高齢者のおおよその平均等価可処分所得金額は、世帯当たりおよそ年間211万円ですが、年金に収入の100%を依存し、かつ貯蓄がまったくない高齢者世帯が8%ぐらいいると見られます。
正直、統計の数字だけ見ているとこういう高齢者の方々がどうやって暮らしているのか、よく見えないぐらい貧乏をされてるんだろうと思うのですが、高齢者の孤独死は経済問題と切っても切れない関係にあります。いまでは高齢者の餓死や変死も普通のことになりすぎてニュースにもならなくなってきていますが、地域で支える高齢社会と一口に言ってもそこに横たわる問題は多様で深刻です。
そこへ、年金支給額も減らす社会保障費のカットを考えようという話になると、どのみち日本の政治の舞台で高齢者斬り捨て論を日本は取るのかという大議論が勃発するのは間違いありません。
さらには、「命の選別」の問題がきます。今後、医療費の削減が行われれば、一定の年齢以上の高齢者に対する保険治療の内容が大幅に縮小されることもあり得ます。入院費用が払えないので治療を受けられずに亡くなる高齢者が増えるばかりか、それを介護する家族や見守る地域社会に大きな負担がきます。
カネがないので死んでいく日本人が増えるのを良しとするのかは非常に非常に大きなテーマですが、では、皆さんが今の給料からもう10%社会保障費に控除され、フランス並みとは言わずともせめてドイツぐらいまでは負担して良いとなるのかどうか。消費税の値上げに反対するのに、これ以上福祉にカネを回せという話はなかなか通らないというのはご理解いただけるのではないかと思います。

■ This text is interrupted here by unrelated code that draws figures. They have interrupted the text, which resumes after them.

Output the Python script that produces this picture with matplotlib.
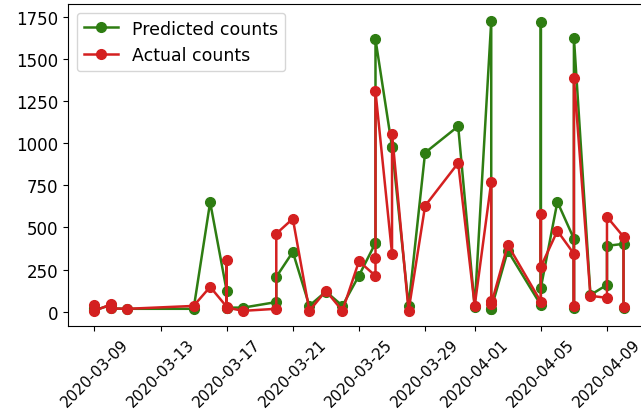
import pandas as pd
import matplotlib
matplotlib.use("Agg")
import matplotlib.pyplot as plt
import matplotlib.dates as mdates

# one row per record, several records can share a date
dates = ["2020-03-09", "2020-03-09", "2020-03-10", "2020-03-10", "2020-03-11",
         "2020-03-15", "2020-03-16", "2020-03-17", "2020-03-17", "2020-03-17",
         "2020-03-18", "2020-03-20", "2020-03-20", "2020-03-21", "2020-03-22",
         "2020-03-23", "2020-03-24", "2020-03-25", "2020-03-26", "2020-03-26",
         "2020-03-26", "2020-03-27", "2020-03-27", "2020-03-28", "2020-03-29",
         "2020-03-31", "2020-04-01", "2020-04-02", "2020-04-02", "2020-04-02",
         "2020-04-03", "2020-04-05", "2020-04-05", "2020-04-05", "2020-04-06",
         "2020-04-07", "2020-04-07", "2020-04-07", "2020-04-08", "2020-04-09",
         "2020-04-09", "2020-04-10", "2020-04-10"]
predicted = [20, 10, 40, 20, 18,
             18, 650, 124, 25, 25,
             25, 58, 207, 355, 36,
             120, 36, 215, 408, 408,
             1615, 977, 977, 36, 943,
             1100, 30, 1725, 18, 18,
             362, 40, 1720, 142, 652,
             433, 20, 1625, 100, 160,
             391, 403, 20]
actual = [38, 5, 45, 20, 18,
          35, 148, 30, 305, 25,
          6, 18, 463, 552, 6,
          125, 6, 300, 213, 320,
          1306, 344, 1056, 6, 628,
          882, 36, 770, 65, 45,
          397, 60, 581, 267, 480,
          344, 36, 1388, 95, 83,
          563, 445, 30]

df = pd.DataFrame({"date": pd.to_datetime(dates),
                   "predicted": predicted, "actual": actual})

fig = plt.figure(figsize=(6.41, 4.10), dpi=100)
ax = fig.add_axes([0.106, 0.202, 0.908, 0.786])

ax.plot(df["date"], df["predicted"], "-o", color="#2e7d12", lw=1.8, ms=7,
        label="Predicted counts")
ax.plot(df["date"], df["actual"], "-o", color="#d42020", lw=1.8, ms=7,
        label="Actual counts")

ax.set_ylim(-85, 1825)
ax.set_yticks(range(0, 1751, 250))
ax.xaxis.set_major_locator(mdates.DayLocator(bymonthday=range(1, 32, 4)))
ax.xaxis.set_major_formatter(mdates.DateFormatter("%Y-%m-%d"))
plt.setp(ax.get_xticklabels(), rotation=45, ha="center")
ax.tick_params(axis="x", labelsize=11)
ax.tick_params(axis="y", labelsize=12)

ax.legend(loc="upper left", fontsize=12.5)

fig.savefig("out.png")
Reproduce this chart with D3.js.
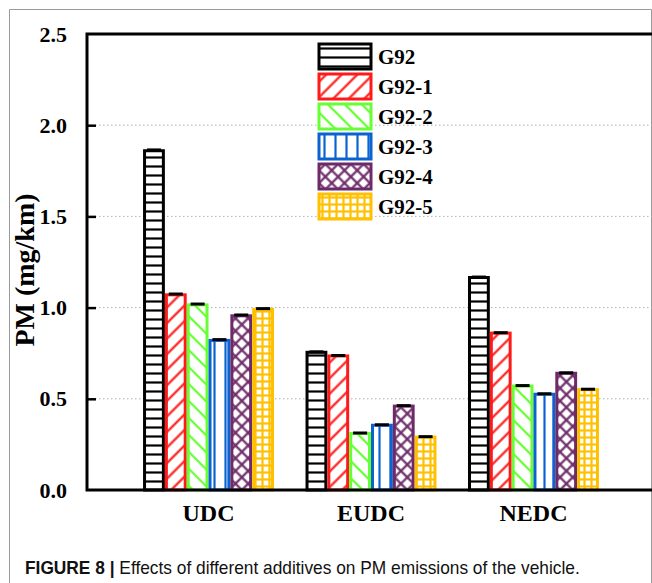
<!DOCTYPE html>
<html>
<head>
<meta charset="utf-8">
<script src="https://cdn.jsdelivr.net/npm/d3@7"></script>
<style>
  body { margin: 0; background: #fff; }
  svg { display: block; }
</style>
</head>
<body>
<div id="chart"></div>
<script>
// cycles and additive series
var cycles = ["UDC", "EUDC", "NEDC"];
var seriesNames = ["G92", "G92-1", "G92-2", "G92-3", "G92-4", "G92-5"];
var g92   = [1.86, 0.755, 1.165];
var g92_1 = [1.07, 0.735, 0.86];
var g92_2 = [1.015, 0.31, 0.57];
var g92_3 = [0.82, 0.355, 0.525];
var g92_4 = [0.955, 0.46, 0.64];
var g92_5 = [0.99, 0.29, 0.55];
var errs  = [0.01, 0.008, 0.008];
var yTicks = [0, 0.5, 1.0, 1.5, 2.0, 2.5];

var values = [g92, g92_1, g92_2, g92_3, g92_4, g92_5];
var colors = ["#000000", "#ff1a1a", "#66ff33", "#0a63d0", "#6e2a68", "#ffc000"];

var W = 652, H = 583;
var margin = {left: 87, top: 34, right: -3, bottom: 93};

var svg = d3.select("#chart")
    .append("svg")
    .attr("width", W)
    .attr("height", H);

// frame round the figure
svg.append("path")
    .attr("d", "M9.5,583 V9.5 H651.5 V583")
    .attr("fill", "none")
    .attr("stroke", "#9a9a9a")
    .attr("stroke-width", 1);

var defs = svg.append("defs");

function linePattern(id, color, size, angle, sw) {
    var p = defs.append("pattern")
        .attr("id", id)
        .attr("patternUnits", "userSpaceOnUse")
        .attr("width", size)
        .attr("height", size)
        .attr("patternTransform", "rotate(" + angle + ")");
    p.append("rect").attr("width", size).attr("height", size).attr("fill", "#fff");
    p.append("line")
        .attr("x1", size / 2).attr("x2", size / 2)
        .attr("y1", 0).attr("y2", size)
        .attr("stroke", color).attr("stroke-width", sw);
    return p;
}

function gridPattern(id, color, size, angle, sw) {
    var p = linePattern(id, color, size, angle, sw);
    p.append("line")
        .attr("y1", size / 2).attr("y2", size / 2)
        .attr("x1", 0).attr("x2", size)
        .attr("stroke", color).attr("stroke-width", sw);
}

linePattern("p0", colors[0], 9, 90, 2.2);
linePattern("p1", colors[1], 11, 45, 2.2);
linePattern("p2", colors[2], 12, -45, 2.2);
linePattern("p3", colors[3], 11, 0, 2.2);
gridPattern("p4", colors[4], 9, 45, 2.2);
gridPattern("p5", colors[5], 7, 0, 2.2);

var y = d3.scaleLinear()
    .domain([0, 2.5])
    .range([H - margin.bottom, margin.top]);

var x0 = d3.scaleBand()
    .domain(cycles)
    .range([margin.left, W - margin.right])
    .paddingInner(0.194)
    .paddingOuter(0.345);

var x1 = d3.scaleBand()
    .domain(seriesNames)
    .range([0, x0.bandwidth()]);

// dotted grid lines
svg.append("g")
    .selectAll("line")
    .data(yTicks.filter(function(d) { return d > 0 && d < 2.5; }))
    .enter()
    .append("line")
    .attr("x1", margin.left)
    .attr("x2", W)
    .attr("y1", function(d) { return y(d); })
    .attr("y2", function(d) { return y(d); })
    .attr("stroke", "#b0b0b0")
    .attr("stroke-width", 1)
    .attr("stroke-dasharray", "1.5,2.5");

// bars
var groups = svg.append("g")
    .selectAll("g")
    .data(seriesNames)
    .enter()
    .append("g");

groups.each(function(name, si) {
    var g = d3.select(this);
    var rows = cycles.map(function(c, ci) {
        return {cycle: c, v: values[si][ci], e: errs[ci]};
    });
    g.selectAll("rect")
        .data(rows)
        .enter()
        .append("rect")
        .attr("x", function(d) { return x0(d.cycle) + x1(name) + 1.5; })
        .attr("y", function(d) { return y(d.v); })
        .attr("width", x1.bandwidth() - 3)
        .attr("height", function(d) { return y(0) - y(d.v); })
        .attr("fill", "url(#p" + si + ")")
        .attr("stroke", colors[si])
        .attr("stroke-width", 3);

    // small error caps
    g.selectAll("line.cap")
        .data(rows)
        .enter()
        .append("line")
        .attr("class", "cap")
        .attr("x1", function(d) { return x0(d.cycle) + x1(name) + x1.bandwidth() / 2 - 7; })
        .attr("x2", function(d) { return x0(d.cycle) + x1(name) + x1.bandwidth() / 2 + 7; })
        .attr("y1", function(d) { return y(d.v + d.e) + 1; })
        .attr("y2", function(d) { return y(d.v + d.e) + 1; })
        .attr("stroke", "#000")
        .attr("stroke-width", 3);
});

// axes, ticks pointing inward
var yAxis = d3.axisLeft(y)
    .tickValues(yTicks)
    .tickSize(-9)
    .tickPadding(20)
    .tickFormat(d3.format(".1f"));

var ya = svg.append("g")
    .attr("transform", "translate(" + margin.left + ",0)")
    .call(yAxis);
ya.select(".domain").remove();
ya.selectAll(".tick line").attr("stroke", "#000").attr("stroke-width", 2.5)
    .filter(function(d) { return d === 2.5 || d === 0; }).remove();
ya.selectAll(".tick text")
    .attr("font-family", "'Liberation Serif', 'Times New Roman', serif")
    .attr("font-weight", "bold")
    .attr("font-size", 22)
    .attr("fill", "#000");

var xAxis = d3.axisBottom(x0).tickSize(0).tickPadding(14);
var xa = svg.append("g")
    .attr("transform", "translate(0," + y(0) + ")")
    .call(xAxis);
xa.select(".domain").remove();
xa.selectAll(".tick text")
    .attr("font-family", "'Liberation Serif', 'Times New Roman', serif")
    .attr("font-weight", "bold")
    .attr("font-size", 24)
    .attr("fill", "#000");

// plot box (left, top, bottom)
svg.append("path")
    .attr("d", "M" + W + "," + y(2.5) + " H" + margin.left + " V" + y(0) + " H" + W)
    .attr("fill", "none")
    .attr("stroke", "#000")
    .attr("stroke-width", 3);

// y title
svg.append("text")
    .attr("transform", "translate(34," + 270 + ") rotate(-90)")
    .attr("text-anchor", "middle")
    .attr("font-family", "'Liberation Serif', 'Times New Roman', serif")
    .attr("font-weight", "bold")
    .attr("font-size", 28)
    .text("PM (mg/km)");

// legend
var legend = svg.append("g")
    .selectAll("g")
    .data(seriesNames)
    .enter()
    .append("g")
    .attr("transform", function(d, i) { return "translate(319," + (44 + i * 30) + ")"; });

legend.append("rect")
    .attr("width", 52)
    .attr("height", 25)
    .attr("fill", function(d, i) { return "url(#p" + i + ")"; })
    .attr("stroke", function(d, i) { return colors[i]; })
    .attr("stroke-width", 3);

legend.append("text")
    .attr("x", 59)
    .attr("y", 20)
    .attr("font-family", "'Liberation Serif', 'Times New Roman', serif")
    .attr("font-weight", "bold")
    .attr("font-size", 21)
    .text(function(d) { return d; });

// caption, squeezed to the width it has in the figure
var cap = svg.append("text")
    .attr("x", 0)
    .attr("y", 0)
    .attr("font-family", "'Liberation Sans', Arial, sans-serif")
    .attr("font-size", 18)
    .attr("fill", "#111");
cap.append("tspan").attr("font-weight", "bold").text("FIGURE 8 | ");
cap.append("tspan").text("Effects of different additives on PM emissions of the vehicle.");
var cw = cap.node().getComputedTextLength();
cap.attr("transform", "translate(25,574) scale(" + (555 / cw) + ",1)");
</script>
</body>
</html>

結局は、社会保障費も国家財政の問題と密接に絡むもので、そもそも財政収支の黒字化は国際公約だとまで言い切って財政改革・社会保障改革を進める不退転の決意で臨んだはずでした。もちろん、安易に消費税の引き上げをやって景気を冷やして大丈夫なのかとか、衰退が進む地方へ砂漠に水を撒くような地方創生予算をつけて競争力を担う東京・大阪・福岡・名古屋は大丈夫なのかとか、さまざまな論点は出ます。
今の日本が挑んでいるのは「撤退戦」。
その戦をどのような手順で進めていくか
これはもう“決め”の問題
ただ、少子高齢化が確実に進み、産業の国際競争力でも技術開発競争でも衰えが見られる日本で、どう撤退戦をやるのかはかなり深刻に考えていかなければなりません。高齢者の支援は手厚くしたいけど、出生率向上のための予算や学校・大学、研究への予算はもっと増やしたいと言っても歳入が足りません。経済が低成長でインフレ率も低ければ国家財政も立て直せないし、歳入を増やすための増税はもってのほかだとなれば、打つ手が本当にないのが現状です。
結果として、ここ数年はずっと問題を先送りにし、死期を先延ばしにするようにちょっとずつ出血を抑制しながらどうにか現場の努力で何とかしている、というのが日本社会全体の実情ではないでしょうか。社会保障も、単に医療や年金、あるいは高齢者や地域の暮らしを眺めるだけでなく、日本全体がどういう社会になっていくべきか、撤退戦をどういう手順で進めるのかを「決め」ていかなければならない時期に差し掛かっていると思うのですが。